Beat Generation (Unit 8)
The Beats of the 1950s were the counterculture's direct ancestors. Writers like the Beatniks rejected conformity and materialism a decade before hippies did, which lets you make a continuity argument from 1950s cultural critique to 1960s mass youth rebellion.
Hippie Movement (Unit 8)
Hippies were the most visible face of the counterculture, with communes, rock festivals, and the famous slogans. But the counterculture is the bigger umbrella that also includes political protest and intellectual dissent.

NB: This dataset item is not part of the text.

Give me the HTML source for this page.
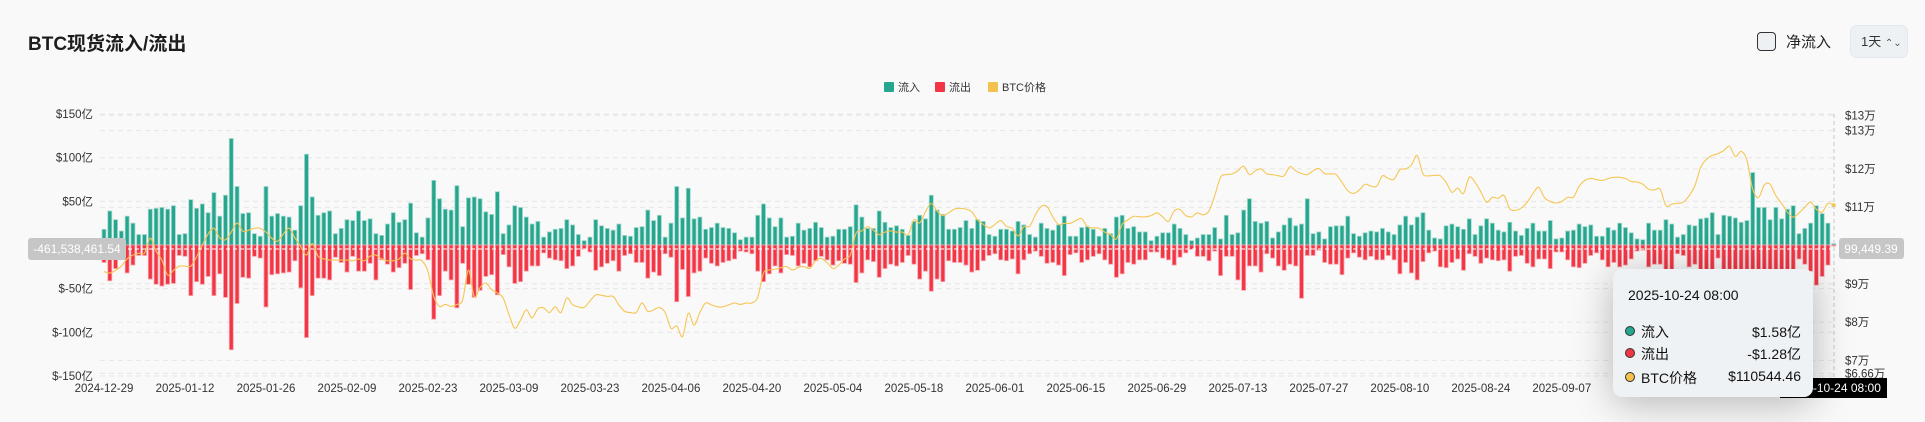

Vietnam War Protests (Unit 8)
Anti-war protest gave the counterculture its political edge. Anti-communist foreign policy had faced little domestic opposition before, but Vietnam inspired sizable, passionate protests that grew as the war escalated and sometimes turned violent.
American Culture in the 1950s (Unit 8)
You can't explain the counterculture without the conformity it rejected. Suburban homogeneity, consumerism, and Cold War-era social expectations of the 1950s were exactly the 'mainstream values' young people pushed back against.
Counterculture shows up most often in source-analysis multiple choice, usually paired with a 1960s photo, song lyric, or protest image. Practice questions in this vein hand you something like a 1968 protest photo or a sign reading 'DROP ACID NOT BOMBS!!' and ask what it indicates about the person's beliefs or what societal change it illustrates. Your job is to read the source and connect it to the rejection of mainstream values and opposition to Vietnam.
No released FRQ has used the term verbatim, but counterculture is high-value evidence for continuity and change essays on culture and political opposition in the 20th century (think a prompt on challenges to conformity from the 1950s to the 1970s, or on causes of the conservative resurgence). The move that earns points is connecting cause and effect, showing how homogeneous mass culture and the Vietnam War produced the counterculture, and how the counterculture in turn fueled the backlash that built modern conservatism.
These overlap but aren't identical. The counterculture is the broad 1960s rejection of mainstream social, economic, and political values, including anti-war activism, New Left politics, and cultural experimentation. Hippies were one (very photogenic) wing of it, focused on lifestyle: communal living, psychedelic drugs, rock music, and 'dropping out' of mainstream society. On the exam, use 'counterculture' for the whole phenomenon and 'hippies' for the lifestyle subset. Not every counterculture participant was a hippie; plenty were anti-war activists in regular clothes.
The counterculture was the 1960s movement of young people who rejected the social, economic, and political values of mainstream postwar America (KC-8.3.II.B.ii).
It grew out of earlier challenges to 1950s conformity, especially the Beat Generation, so it works well as continuity evidence reaching back into the postwar era.
The Vietnam War politicized the counterculture; anti-war protests grew larger and more passionate as the war escalated, sometimes turning violent.
Counterculture critiques came from the left but also targeted liberals, who some activists felt did too little to change the racial and economic status quo and pursued immoral policies abroad.
The backlash against the counterculture helped fuel the rise of conservatism, making this term a bridge from Unit 8 social change to the politics that follow.
On the exam, expect source-based questions using protest images, signs, or lyrics that you must connect to the rejection of mainstream values.
The counterculture was the 1960s movement of young Americans who rejected mainstream social, economic, and political values, expressed through alternative lifestyles, anti-war protest, and challenges to conformity and materialism. It's tested in Unit 8, Topics 8.5 and 8.12.
No. Hippies were the most visible piece, but the counterculture also included serious political activism, especially anti-Vietnam War protest, plus left-wing critiques arguing that even liberal leaders did too little on racial and economic inequality and pursued immoral policies abroad.
The Beats were a small 1950s circle of writers and artists who rejected conformity; the counterculture was the much larger 1960s youth movement that took up similar themes on a mass scale. Think of the Beats as the prototype and the counterculture as the full-scale movement, supercharged by the Baby Boom and Vietnam.
Two main causes: postwar mass culture had become increasingly homogeneous, inspiring rebellion against conformity (KC-8.3.II.A), and the escalating Vietnam War sparked sizable, passionate protests where earlier anti-communist policy had faced little opposition (KC-8.1.II.B).
Mixed verdict, and that's exactly the kind of nuance essays reward. It permanently changed American culture in areas like music, fashion, and attitudes toward authority, but it also triggered a powerful conservative backlash that shaped politics into the 1970s and 1980s.